• MATERIAL:
******************************

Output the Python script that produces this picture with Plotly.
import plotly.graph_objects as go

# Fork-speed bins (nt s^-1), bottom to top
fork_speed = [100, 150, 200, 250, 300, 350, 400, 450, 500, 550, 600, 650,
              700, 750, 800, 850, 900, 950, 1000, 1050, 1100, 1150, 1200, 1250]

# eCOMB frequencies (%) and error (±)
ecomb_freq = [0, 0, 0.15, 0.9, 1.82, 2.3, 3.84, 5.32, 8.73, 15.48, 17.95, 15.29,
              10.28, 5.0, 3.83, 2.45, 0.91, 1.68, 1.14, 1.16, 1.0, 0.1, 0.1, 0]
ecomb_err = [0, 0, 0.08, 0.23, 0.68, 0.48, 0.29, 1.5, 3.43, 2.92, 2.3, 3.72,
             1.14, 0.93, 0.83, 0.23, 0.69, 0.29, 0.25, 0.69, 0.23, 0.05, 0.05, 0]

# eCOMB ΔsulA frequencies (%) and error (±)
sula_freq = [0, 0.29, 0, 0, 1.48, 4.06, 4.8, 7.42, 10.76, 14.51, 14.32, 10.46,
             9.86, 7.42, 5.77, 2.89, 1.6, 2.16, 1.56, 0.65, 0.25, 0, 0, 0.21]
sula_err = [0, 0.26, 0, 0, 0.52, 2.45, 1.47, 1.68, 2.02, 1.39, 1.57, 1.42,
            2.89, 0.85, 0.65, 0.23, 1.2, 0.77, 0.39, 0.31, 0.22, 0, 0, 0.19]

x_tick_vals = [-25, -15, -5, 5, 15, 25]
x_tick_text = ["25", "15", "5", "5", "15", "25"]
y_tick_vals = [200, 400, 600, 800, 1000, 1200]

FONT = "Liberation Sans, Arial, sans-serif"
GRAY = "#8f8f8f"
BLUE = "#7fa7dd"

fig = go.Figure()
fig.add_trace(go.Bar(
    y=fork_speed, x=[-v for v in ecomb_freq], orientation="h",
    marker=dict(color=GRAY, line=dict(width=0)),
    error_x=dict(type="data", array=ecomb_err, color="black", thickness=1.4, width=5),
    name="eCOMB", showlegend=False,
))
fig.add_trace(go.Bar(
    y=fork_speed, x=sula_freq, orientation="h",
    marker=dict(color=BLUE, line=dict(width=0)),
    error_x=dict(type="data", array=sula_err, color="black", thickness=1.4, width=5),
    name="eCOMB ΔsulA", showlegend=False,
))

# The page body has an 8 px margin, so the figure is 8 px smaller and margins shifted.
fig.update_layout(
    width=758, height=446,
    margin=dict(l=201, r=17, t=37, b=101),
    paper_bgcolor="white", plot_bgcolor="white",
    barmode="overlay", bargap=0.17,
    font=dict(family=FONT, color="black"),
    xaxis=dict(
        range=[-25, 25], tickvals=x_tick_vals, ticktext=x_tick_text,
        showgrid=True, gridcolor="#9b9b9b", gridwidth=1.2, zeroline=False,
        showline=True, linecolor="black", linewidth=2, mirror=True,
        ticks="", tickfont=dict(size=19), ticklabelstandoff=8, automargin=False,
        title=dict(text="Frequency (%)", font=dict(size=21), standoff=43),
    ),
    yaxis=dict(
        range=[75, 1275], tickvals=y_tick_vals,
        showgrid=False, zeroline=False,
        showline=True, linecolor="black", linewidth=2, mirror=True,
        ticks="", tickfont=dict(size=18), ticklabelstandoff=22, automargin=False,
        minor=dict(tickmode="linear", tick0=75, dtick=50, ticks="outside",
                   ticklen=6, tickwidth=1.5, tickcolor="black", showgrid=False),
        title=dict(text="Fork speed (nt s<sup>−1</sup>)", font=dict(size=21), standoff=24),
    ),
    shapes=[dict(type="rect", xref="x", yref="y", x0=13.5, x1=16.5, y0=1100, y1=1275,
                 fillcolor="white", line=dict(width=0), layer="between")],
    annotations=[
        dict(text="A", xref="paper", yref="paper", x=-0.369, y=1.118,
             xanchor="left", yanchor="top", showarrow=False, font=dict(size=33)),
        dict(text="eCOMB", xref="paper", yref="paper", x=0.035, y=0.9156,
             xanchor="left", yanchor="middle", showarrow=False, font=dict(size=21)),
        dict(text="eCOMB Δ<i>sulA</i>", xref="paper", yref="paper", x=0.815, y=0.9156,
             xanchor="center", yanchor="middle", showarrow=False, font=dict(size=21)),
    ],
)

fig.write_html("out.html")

******************************

• SHORT PROBLEM: Retype only the lines running from the top of the listing to the line that holds "import plotly.graph_objects as go", both ends included.

• CORRECT RESPONSE:
Output the Python script that produces this picture with Plotly.
import plotly.graph_objects as go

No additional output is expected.